The state responded in a way unusual in a modern industrial country. It basically set up a completely alternative, secret economy that it didn’t have to account for. The organisation that controlled this, a shadowy branch of the administration, highly secret and closely tied in with the
Stasi
, was known by the curious title of ‘Commercial Co-ordination’ (KoKo). Founded in 1966, KoKo was charged with earning hard currency outside the normal, planned economic system.

The advantage, as the GDR accumulated foreign debts, was that KoKo, this secret store of foreign currency, wasn’t liable for payment of interest on foreign loans and could be used to plug gaps in the state’s finances. Always allowed great independence, it was totally detached from the Foreign-Trade Ministry by a Politburo resolution in 1972, and thereafter its full activities (and the amount of hard-currency funds it controlled) were declared no longer subject to the usual banking supervision. The full extent of KoKo’s machinations was known only to a handful of figures in the leadership, especially Honecker.
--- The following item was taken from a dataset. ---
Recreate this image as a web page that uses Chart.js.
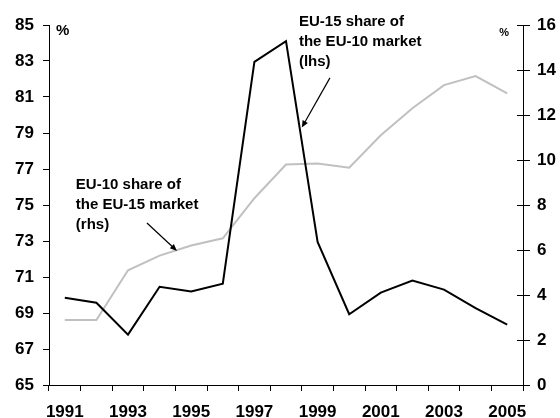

Through KoKo, the élite at Wandlitz were supplied with Western goods and personal luxuries unavailable to the vast majority of East Germans. Once Honecker himself became leader in the early 1970s, he gained personal control of a hard-currency bank account, the so-called
‘General Secretary’s account’, number 0628 at the Deutsche Handelsbank in East Berlin. By order, this had always to contain a minimum of a hundred million marks. Honecker used it for whatever purposes he saw fit. He might decide to donate forty million marks’ worth of grain to Nicaragua, or make a grant of eighty million to Poland during the political difficulties there. He might, as he did one year, personally write a cheque for two million marks for the importation of apples in order to counteract a fruit shortage in the GDR.
17
The image of the General Secretary as absolutist ruler, dealing out largess at his gracious whim, grew year by year; back to the eighteenth century again.